7. Most liberal. If Obama wants an ideological war, he could nominate Karlan, who’s proudly progressive on incarceration, the death penalty, and reinterpreting the Constitution. He could pick Lynch, who has targeted racism in policing, or his former White House counsel, Kathryn Ruemmler, who led the legal battle to defend Obamacare. These candidates might mobilize the Democratic base. But they might mobilize the Republican base, too. And that kind of confrontation isn’t Obama’s style.
8. Youngest. Liu is 45. Cuéllar is 43. Leondra Kruger, another justice on the California Supreme Court, is just 39. That kind of youth is attractive when you’re looking for a nominee who could extend your legacy for decades. But when the Senate won’t confirm your pick, youth is irrelevant. You want a nominee who will help you in the political standoff, not on the court.
9. Wait and see. My money is on Srinivasan. He checks off every box. He’s moderate and eminently qualified. He has worked for conservative judges and a Republican president. He was unanimously confirmed to the D.C. Circuit. He would be the court’s first Asian and first non-European immigrant. If Republicans stonewall him, they’ll look really bad.
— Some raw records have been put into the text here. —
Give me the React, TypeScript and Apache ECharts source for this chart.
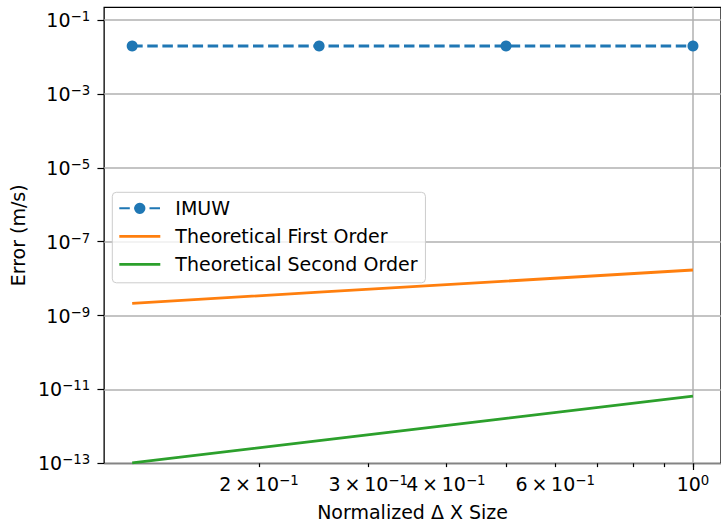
import React, { useEffect, useRef } from "react";
import * as echarts from "echarts";

const dxSizes = [0.125, 0.25, 0.5, 1.0];
const imuwError = [0.0198, 0.0198, 0.0198, 0.0198];
const firstOrder = [2.14e-9, 4.28e-9, 8.55e-9, 1.71e-8];
const secondOrder = [1.03e-13, 4.1e-13, 1.65e-12, 6.6e-12];

const xTickValues = [0.2, 0.3, 0.4, 0.5, 0.6, 0.7, 0.8, 0.9, 1.0];
const xLabelValues = [0.2, 0.3, 0.4, 0.6, 1.0];
const xLabelTexts = [
  "{b|2\u2009×\u200910}{s|−1}",
  "{b|3\u2009×\u200910}{s|−1}",
  "{b|4\u2009×\u200910}{s|−1}",
  "{b|6\u2009×\u200910}{s|−1}",
  "{b|10}{s|0}",
];
const yTickExponents = [-13, -11, -9, -7, -5, -3, -1];

const FONT = "DejaVu Sans";
const l10 = (v: number) => Math.log10(v);

const X_MIN = l10(0.125) - 0.05 * (l10(1) - l10(0.125));
const X_MAX = l10(1) + 0.05 * (l10(1) - l10(0.125));
const Y_MIN = -13;
const Y_MAX = -0.656;

const rich = {
  b: { fontSize: 19, fontFamily: FONT, color: "#000", lineHeight: 20 },
  s: { fontSize: 13.3, fontFamily: FONT, color: "#000", lineHeight: 10, verticalAlign: "top" },
};

const LINE_ICON = "path://M0,0 H41 V2.8 H0 Z";

export default function App() {
  const ref = useRef<HTMLDivElement>(null);
  useEffect(() => {
    if (!ref.current) return;
    const chart = echarts.init(ref.current, undefined, { renderer: "svg" });
    const toPts = (ys: number[]) => dxSizes.map((x, i) => [l10(x), l10(ys[i])]);
    chart.setOption({
      animation: false,
      textStyle: { fontFamily: FONT },
      grid: {
        left: 102.7,
        top: 7.3,
        width: 620,
        height: 456,
        show: true,
        borderColor: "#000",
        borderWidth: 1.3,
        backgroundColor: "transparent",
      },
      legend: {
        left: 112.3,
        top: 192.3,
        orient: "vertical",
        data: [
          { name: "IMUW" },
          { name: "Theoretical First Order", icon: LINE_ICON, itemStyle: { color: "#ff7f0e" } },
          { name: "Theoretical Second Order", icon: LINE_ICON, itemStyle: { color: "#2ca02c" } },
        ],
        itemWidth: 41,
        itemHeight: 14,
        itemGap: 9,
        padding: [6.5, 8, 9, 6],
        backgroundColor: "rgba(255,255,255,0.8)",
        borderColor: "#cccccc",
        borderWidth: 1,
        borderRadius: 4,
        textStyle: { fontSize: 19, color: "#000", fontFamily: FONT, padding: [0, 0, 0, 10] },
      },
      xAxis: [
        {
          type: "value",
          min: X_MIN,
          max: X_MAX,
          name: "Normalized Δ X Size",
          nameLocation: "middle",
          nameGap: 39,
          nameTextStyle: { fontSize: 19, color: "#000", fontFamily: FONT },
          axisLine: { show: false, onZero: false },
          splitLine: { show: false },
          axisTick: {
            show: true,
            customValues: xTickValues.map(l10),
            length: 3.8,
            lineStyle: { color: "#000", width: 1.2 },
          },
          axisLabel: {
            show: true,
            customValues: xLabelValues.map(l10),
            margin: 11,
            rich,
            formatter: (v: number) => {
              let best = 0;
              for (let i = 0; i < xLabelValues.length; i++) {
                if (Math.abs(l10(xLabelValues[i]) - v) < Math.abs(l10(xLabelValues[best]) - v)) best = i;
              }
              return xLabelTexts[best];
            },
          },
        },
        {
          type: "value",
          min: X_MIN,
          max: X_MAX,
          position: "bottom",
          axisLine: { show: false, onZero: false },
          splitLine: { show: false },
          axisLabel: { show: false },
          axisTick: {
            show: true,
            customValues: [0],
            length: 6.7,
            lineStyle: { color: "#000", width: 1.2 },
          },
        },
      ],
      yAxis: {
        type: "value",
        min: Y_MIN,
        max: Y_MAX,
        interval: 2,
        name: "Error (m/s)",
        nameLocation: "middle",
        nameGap: 73,
        nameRotate: 90,
        nameTextStyle: { fontSize: 19, color: "#000", fontFamily: FONT },
        axisLine: { show: false, onZero: false },
        axisTick: {
          show: true,
          customValues: yTickExponents,
          length: 6.7,
          lineStyle: { color: "#000", width: 1.2 },
        },
        splitLine: { show: true, lineStyle: { color: "#b0b0b0", width: 1.5 } },
        axisLabel: {
          customValues: yTickExponents,
          margin: 14,
          rich,
          formatter: (v: number) => {
            const n = Math.round(v);
            if (Math.abs(v - n) > 1e-6) return "";
            return `{b|10}{s|${n < 0 ? "−" + -n : n}}`;
          },
        },
      },
      series: [
        {
          name: "IMUW",
          type: "line",
          data: toPts(imuwError),
          symbol: "circle",
          symbolSize: 11,
          itemStyle: { color: "#1f77b4" },
          lineStyle: { color: "#1f77b4", width: 2.8, type: [10.5, 4.6] },
          z: 5,
          markLine: {
            silent: true,
            symbol: ["none", "none"],
            label: { show: false },
            lineStyle: { color: "#b0b0b0", width: 1.5, type: "solid" },
            data: [{ xAxis: 0 }],
            z: 1,
          },
        },
        {
          name: "Theoretical First Order",
          type: "line",
          data: toPts(firstOrder),
          showSymbol: false,
          symbol: "none",
          itemStyle: { color: "#ff7f0e" },
          lineStyle: { color: "#ff7f0e", width: 2.8 },
          z: 4,
        },
        {
          name: "Theoretical Second Order",
          type: "line",
          data: toPts(secondOrder),
          showSymbol: false,
          symbol: "none",
          itemStyle: { color: "#2ca02c" },
          lineStyle: { color: "#2ca02c", width: 2.8 },
          z: 4,
        },
      ],
    });
    return () => chart.dispose();
  }, []);
  return (
    <div
      ref={ref}
      style={{ position: "fixed", left: 0, top: 0, width: 721, height: 527, background: "#fff" }}
    />
  );
}
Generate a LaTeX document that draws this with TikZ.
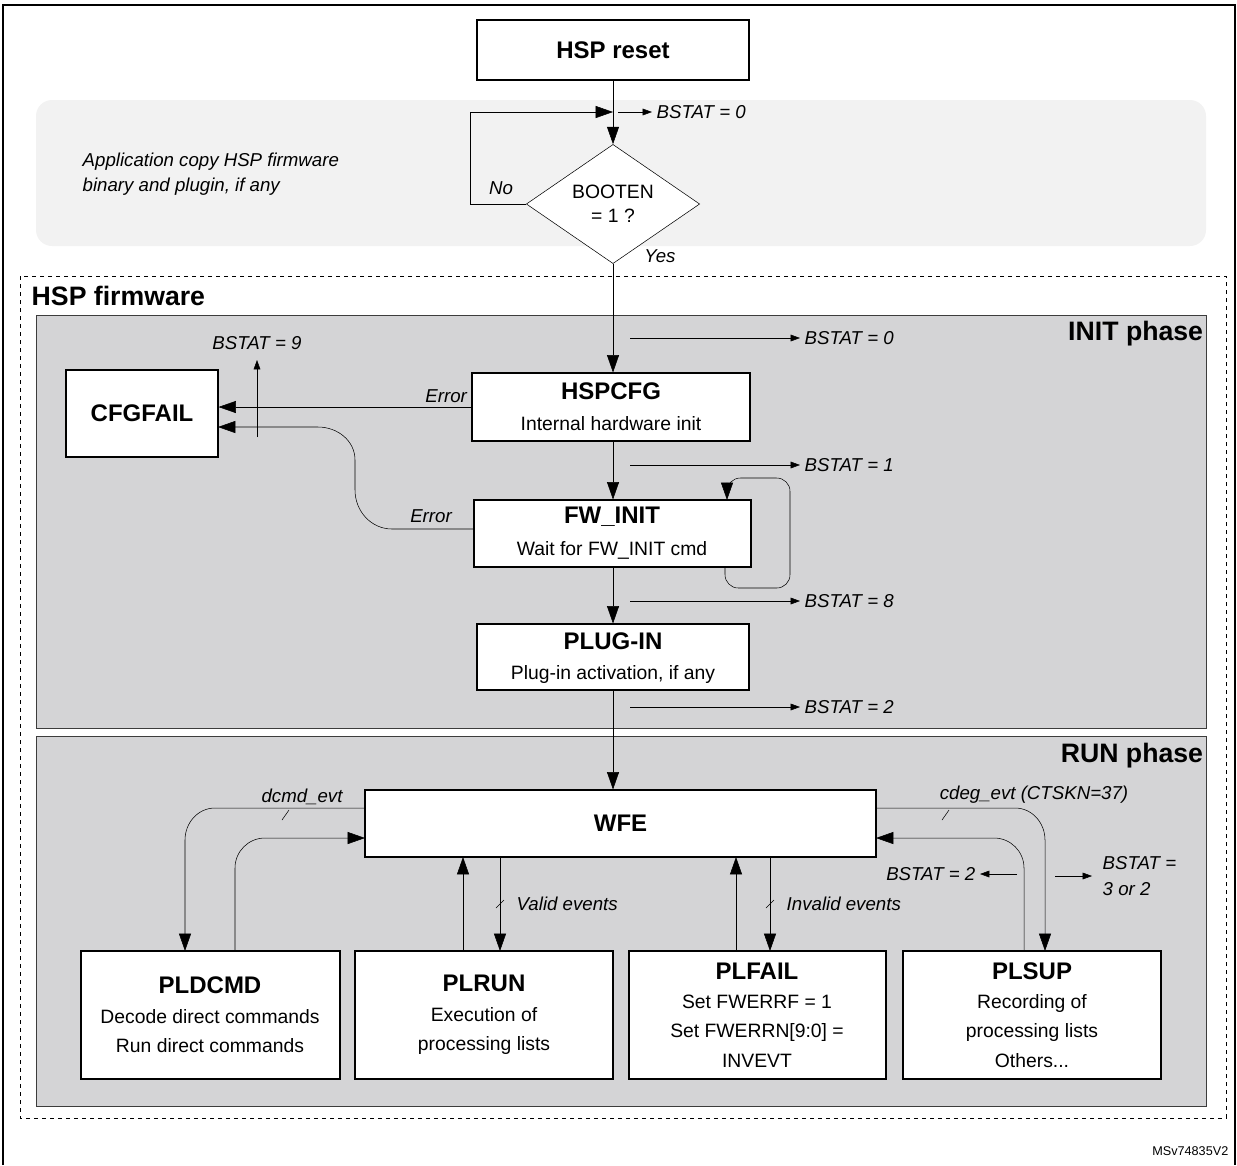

But one other scenario intrigues me. Over the next month or two, the presidential primaries will shake out. If Hillary Clinton gains control on the Democratic side, and if Sen. Marco Rubio can’t do the same in the GOP, Republicans might find themselves staring at the possibility of a November wipeout. They could lose the White House and the Senate. Facing that prospect, they might decide that they’re better off cutting a deal with Obama than letting Clinton and the Democrats put a leftist on the court.
In that case, Obama and the Republicans could strike a bargain. Or, if he’s had enough of bargains, Obama could tell the Republicans that he’s just a lame duck, and walk away.